Leave out the pictures and repeat exactly the lines between the one containing "Rebuild this chart" and the one containing "fig = go.Figure()", inclusive.

·····

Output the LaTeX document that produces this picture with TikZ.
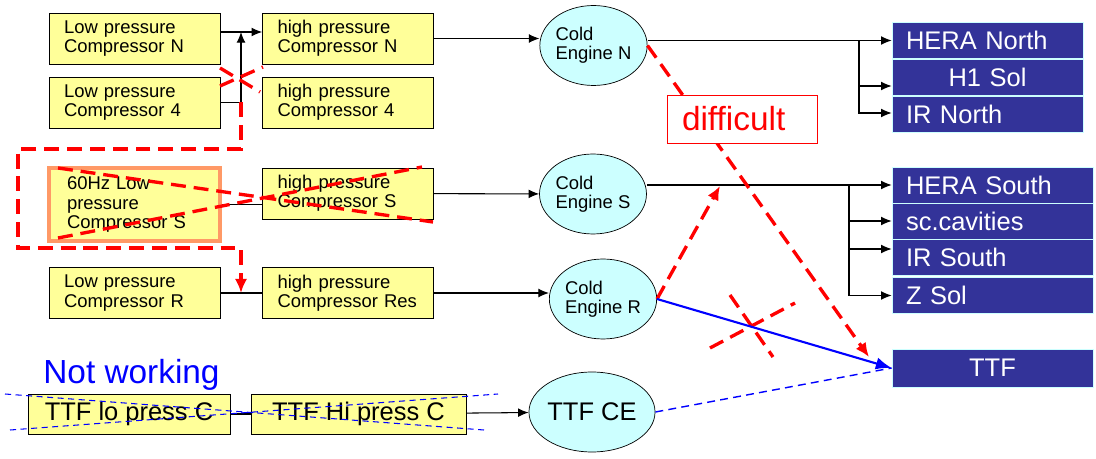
\documentclass[tikz,border=0pt]{standalone}
\usepackage{fontspec}
\setmainfont{Liberation Sans}
\usetikzlibrary{shapes.geometric, arrows.meta}
\definecolor{boxyellow}{HTML}{FFFF99}
\definecolor{engcyan}{HTML}{CCFFFF}
\definecolor{destblue}{HTML}{333399}
\definecolor{hzorange}{HTML}{FF9966}

\begin{document}
\begin{tikzpicture}[x=0.02cm, y=-0.02cm,
    comp/.style={draw, fill=boxyellow, minimum width=3.42cm, minimum height=1.02cm,
                 text width=2.82cm, inner xsep=0.3cm, align=left, font=\fontsize{10.5}{11}\selectfont},
    engine/.style={ellipse, draw, fill=engcyan, minimum width=2.14cm, minimum height=1.6cm,
                   inner sep=0pt, align=left, font=\fontsize{10.5}{11}\selectfont},
    dest/.style={draw=engcyan, fill=destblue, text=white, inner xsep=0.28cm,
                 minimum height=0.72cm, font=\fontsize{14.5}{16}\selectfont},
    ttfbox/.style={draw, fill=boxyellow, minimum height=0.8cm, font=\fontsize{14.5}{16}\selectfont},
    link/.style={line width=0.6pt},
    arr/.style={link, -{Latex[length=6pt,width=5pt]}},
    redline/.style={red, line width=1.9pt, dash pattern=on 8.5pt off 4.5pt},
    redarr/.style={redline, -{Latex[length=8pt,width=7pt]}},
    strike/.style={blue, line width=0.6pt, dash pattern=on 3.5pt off 2.5pt}
]
    \useasboundingbox (0,0) rectangle (1096,459);

    % Compressors (left and right column)
    \node[comp] (lpN) at (134.5,38.5) {Low pressure\\Compressor N};
    \node[comp] (lp4) at (134.5,102.5) {Low pressure\\Compressor 4};
    \node[comp, draw=hzorange, line width=0.08cm, minimum height=1.46cm,
          text width=2.7cm, inner xsep=0.36cm] (lpS) at (134.5,204.5) {60Hz Low\\pressure\\Compressor S};
    \node[comp] (lpR) at (134.5,293) {Low pressure\\Compressor R};
    \node[comp] (hpN) at (348,38.5) {high pressure\\Compressor N};
    \node[comp] (hp4) at (348,102.5) {high pressure\\Compressor 4};
    \node[comp] (hpS) at (348,193.5) {high pressure\\Compressor S};
    \node[comp] (hpR) at (348,293) {high pressure\\Compressor Res};

    % Cold engines
    \node[engine] (ceN) at (593.5,45.5) {Cold\\Engine N};
    \node[engine] (ceS) at (593,194) {Cold\\Engine S};
    \node[engine] (ceR) at (603,299) {Cold\\Engine R};
    \node[engine, align=center, font=\fontsize{14.5}{16}\selectfont] (ttfce) at (592,412) {TTF CE};

    % Users
    \node[dest, text width=3.26cm, align=left] (heraN) at (987.5,40.5) {HERA North};
    \node[dest, text width=3.26cm, align=center] (h1) at (987.5,77) {H1 Sol};
    \node[dest, text width=3.26cm, align=left] (irN) at (987.5,114.5) {IR North};
    \node[dest, text width=3.46cm, align=left] (heraS) at (992.5,185) {HERA South};
    \node[dest, text width=3.46cm, align=left] (sc) at (992.5,221) {sc.cavities};
    \node[dest, text width=3.46cm, align=left] (irS) at (992.5,257.5) {IR South};
    \node[dest, text width=3.46cm, align=left] (zSol) at (992.5,295.5) {Z Sol};
    \node[dest, text width=3.46cm, align=center, minimum height=0.76cm] (ttf) at (992.5,368) {TTF};

    % TTF chain
    \node[ttfbox, minimum width=4.04cm] (ttflo) at (129,414) {TTF lo press C};
    \node[ttfbox, minimum width=4.3cm] (ttfhi) at (358.5,414) {TTF Hi press C};
    \node[text=blue, anchor=base west, inner sep=0pt, font=\fontsize{19}{21}\selectfont] (notw) at (43,383) {Not working};

    % Black connections
    \coordinate (jN) at (241,32);
    \draw[arr] (lpN.east |- jN) -- (hpN.west |- jN);
    \draw[arr] (lp4.east) -| (jN);
    \draw[link] (lpS.east) -- (lpS.east -| hpS.west);
    \draw[link] (lpR) -- (hpR);
    \draw[arr] (hpN.east) -- (hpN.east -| ceN.west);
    \draw[arr] (hpS) -- (ceS);
    \draw[arr] (hpR.east) -- (hpR.east -| ceR.west);
    \draw[link] (ttflo) -- (ttfhi);
    \draw[arr] (ttfhi) -- (ttfce);

    \coordinate (brN) at (859,40.5);
    \coordinate (brS) at (849,185);
    \draw[arr] (heraN.west -| ceN.east) -- (heraN);
    \draw[arr] (brN) |- ([yshift=-0.18cm]h1.west);
    \draw[arr] (brN) |- ([yshift=0.03cm]irN.west);
    \draw[arr] (heraS.west -| ceS.east) -- (heraS);
    \draw[arr] (brS) |- (sc);
    \draw[arr] (brS) |- ([yshift=0.17cm]irS.west);
    \draw[arr] (brS) |- (zSol);

    % Red remarks
    \coordinate (j4) at (lp4.east -| jN);
    \coordinate (jR) at (lpR.east -| jN);
    \draw[redarr] (j4) |- (18,149) |- (241,248) -- (jR);
    \draw[redline] (220,68) -- (260,92) (220,86) -- (263,67);
    \draw[redline] (58,168) -- (433,222) (58,238) -- (422,167);

    \coordinate (tipT) at (869,357);
    \coordinate (tipS) at (720,186);
    \draw[redarr] (ceN.east) -- (tipT);
    \draw[redarr] (ceR.east) -- (tipS);
    \draw[redline] (710,348) -- (795,303) (730,295) -- (773,357);

    % Blue remarks
    \draw[blue, line width=1.2pt, -{Latex[length=9pt,width=7pt]}] (ceR.east) -- (ttf.west);
    \draw[blue, line width=0.8pt, dash pattern=on 4.5pt off 3pt] (ttfce.east) -- (ttf.west);
    \draw[strike] (5,394) -- (484,430) (10,430) -- (498,394);

    \node[draw=red, fill=white, text=red, minimum width=3cm, minimum height=0.96cm,
          text width=2.4cm, inner xsep=0.3cm, align=left,
          font=\fontsize{19}{21}\selectfont] (diff) at (742,119) {difficult};
\end{tikzpicture}
\end{document}
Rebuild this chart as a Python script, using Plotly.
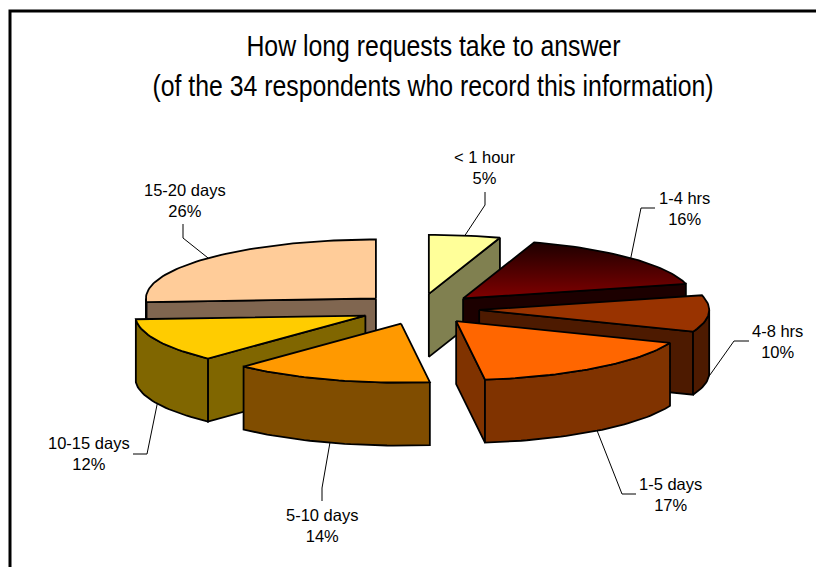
import math
import plotly.graph_objects as go

categories = ["< 1 hour", "1-4 hrs", "4-8 hrs", "1-5 days", "5-10 days", "10-15 days", "15-20 days"]
percent = [5, 16, 10, 17, 14, 12, 26]
top_colors = ["#FFFF99", "#800000", "#993300", "#FF6600", "#FF9900", "#FFCC00", "#FFCC99"]
wall_colors = ["#808050", "#1C0000", "#4D1A00", "#803300", "#804D00", "#806600", "#806650"]

# pie geometry, in pixels of the page
CX, CY, RX, RY, DEPTH, EXPLODE = 419.5, 309.0, 230.0, 59.0, 63.0, 0.26
DRAW_ORDER = [6, 0, 1, 2, 5, 4, 3]
# elbow and end of each leader line, and label centre
LEADERS = [
    ((485, 205), (485, 192), (485, 167)),
    ((641, 208), (655, 208), (684, 208)),
    ((734, 341), (749, 341), (777, 341)),
    ((622, 494), (636, 494), (670, 494)),
    ((322, 488), (322, 501), (322, 525)),
    ((147, 454), (133, 454), (89, 453)),
    ((183, 238), (183, 224), (185, 200)),
]
TITLE_LINES = ["How long requests take to answer",
               "(of the 34 respondents who record this information)"]

total = sum(percent)
bounds = [0.0]
for p in percent:
    bounds.append(bounds[-1] + p / total * 360.0)


def pt(a, ox, oy, dz=0.0):
    r = math.radians(a)
    return ox + RX * math.sin(r), oy - RY * math.cos(r) + dz


def arc(a0, a1, ox, oy, dz=0.0):
    n = max(2, int(abs(a1 - a0) / 1.5))
    return [pt(a0 + (a1 - a0) * i / n, ox, oy, dz) for i in range(n + 1)]


fig = go.Figure()


def poly(points, color, name, gradient=None):
    xs = [p[0] for p in points] + [points[0][0]]
    ys = [p[1] for p in points] + [points[0][1]]
    kw = dict(fillgradient=gradient) if gradient else dict(fillcolor=color)
    fig.add_trace(go.Scatter(x=xs, y=ys, mode="lines", fill="toself", name=name,
                             line=dict(color="#000000", width=1.8), showlegend=False,
                             hoverinfo="name", **kw))


for i in DRAW_ORDER:
    a0, a1 = bounds[i], bounds[i + 1]
    mid = (a0 + a1) / 2
    r = math.radians(mid)
    ox = CX + EXPLODE * RX * math.sin(r)
    oy = CY - EXPLODE * RY * math.cos(r)
    s0 = math.sin(math.radians(a0))
    s1 = math.sin(math.radians(a1))
    if s0 < -1e-6:
        p = pt(a0, ox, oy)
        poly([(ox, oy), p, (p[0], p[1] + DEPTH), (ox, oy + DEPTH)], wall_colors[i], categories[i])
    if s1 > 1e-6:
        p = pt(a1, ox, oy)
        poly([(ox, oy), p, (p[0], p[1] + DEPTH), (ox, oy + DEPTH)], wall_colors[i], categories[i])
    lo, hi = max(a0, 90.0), min(a1, 270.0)
    if lo < hi:
        poly(arc(lo, hi, ox, oy) + arc(hi, lo, ox, oy, DEPTH), wall_colors[i], categories[i])
    grad = None
    if categories[i] == "1-4 hrs":
        grad = dict(type="vertical", colorscale=[[0, "#800000"], [1, "#1E0000"]])
    poly([(ox, oy)] + arc(a0, a1, ox, oy), top_colors[i], categories[i], grad)

annotations = []
for i, (knee, end, lab) in enumerate(LEADERS):
    a0, a1 = bounds[i], bounds[i + 1]
    mid = (a0 + a1) / 2
    r = math.radians(mid)
    ox = CX + EXPLODE * RX * math.sin(r)
    oy = CY - EXPLODE * RY * math.cos(r)
    start = pt(mid, ox, oy, DEPTH if math.cos(r) < 0 else 0.0)
    fig.add_trace(go.Scatter(x=[start[0], knee[0], end[0]], y=[start[1], knee[1], end[1]],
                             mode="lines", line=dict(color="#000000", width=1),
                             showlegend=False, hoverinfo="skip"))
    annotations.append(dict(x=lab[0], y=lab[1], xref="x", yref="y", showarrow=False,
                            text=f"{categories[i].replace('<', '&lt;')}<br>{percent[i]}%",
                            align="center", font=dict(family="Liberation Sans", size=16.5, color="#000000")))

TITLE_FONT = dict(family="Liberation Sans", size=29, color="#000000")
annotations.append(dict(x=433, y=46, xref="x", yref="y", showarrow=False,
                        text=TITLE_LINES[0], font=TITLE_FONT))
annotations.append(dict(x=433, y=86, xref="x", yref="y", showarrow=False,
                        text=TITLE_LINES[1], font=TITLE_FONT))

fig.update_layout(
    width=816, height=567, margin=dict(l=0, r=0, t=0, b=0),
    paper_bgcolor="white", plot_bgcolor="white", showlegend=False,
    xaxis=dict(range=[0, 816], visible=False, fixedrange=True),
    yaxis=dict(range=[567, 0], visible=False, fixedrange=True),
    annotations=annotations,
    shapes=[dict(type="rect", x0=10, y0=11, x1=830, y1=590, xref="x", yref="y",
                 line=dict(color="#000000", width=3), layer="below")],
)

# the title of the reference is a horizontally condensed Arial; no narrow face is installed
POST = """
document.body.style.margin = '0';
function squeeze() {
  var widths = {'How long': 374, '(of the': 561};
  document.querySelectorAll('.annotation-text').forEach(function (t) {
    Object.keys(widths).forEach(function (k) {
      if (t.textContent.indexOf(k) === 0) {
        t.setAttribute('textLength', widths[k]);
        t.setAttribute('lengthAdjust', 'spacingAndGlyphs');
      }
    });
  });
}
squeeze();
setTimeout(squeeze, 50);
"""
fig.write_html("out.html", config={"displayModeBar": False}, post_script=POST)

·····

■ EXERCISE RESPONSE ■
Rebuild this chart as a Python script, using Plotly.
import math
import plotly.graph_objects as go

categories = ["< 1 hour", "1-4 hrs", "4-8 hrs", "1-5 days", "5-10 days", "10-15 days", "15-20 days"]
percent = [5, 16, 10, 17, 14, 12, 26]
top_colors = ["#FFFF99", "#800000", "#993300", "#FF6600", "#FF9900", "#FFCC00", "#FFCC99"]
wall_colors = ["#808050", "#1C0000", "#4D1A00", "#803300", "#804D00", "#806600", "#806650"]

# pie geometry, in pixels of the page
CX, CY, RX, RY, DEPTH, EXPLODE = 419.5, 309.0, 230.0, 59.0, 63.0, 0.26
DRAW_ORDER = [6, 0, 1, 2, 5, 4, 3]
# elbow and end of each leader line, and label centre
LEADERS = [
    ((485, 205), (485, 192), (485, 167)),
    ((641, 208), (655, 208), (684, 208)),
    ((734, 341), (749, 341), (777, 341)),
    ((622, 494), (636, 494), (670, 494)),
    ((322, 488), (322, 501), (322, 525)),
    ((147, 454), (133, 454), (89, 453)),
    ((183, 238), (183, 224), (185, 200)),
]
TITLE_LINES = ["How long requests take to answer",
               "(of the 34 respondents who record this information)"]

total = sum(percent)
bounds = [0.0]
for p in percent:
    bounds.append(bounds[-1] + p / total * 360.0)


def pt(a, ox, oy, dz=0.0):
    r = math.radians(a)
    return ox + RX * math.sin(r), oy - RY * math.cos(r) + dz


def arc(a0, a1, ox, oy, dz=0.0):
    n = max(2, int(abs(a1 - a0) / 1.5))
    return [pt(a0 + (a1 - a0) * i / n, ox, oy, dz) for i in range(n + 1)]


fig = go.Figure()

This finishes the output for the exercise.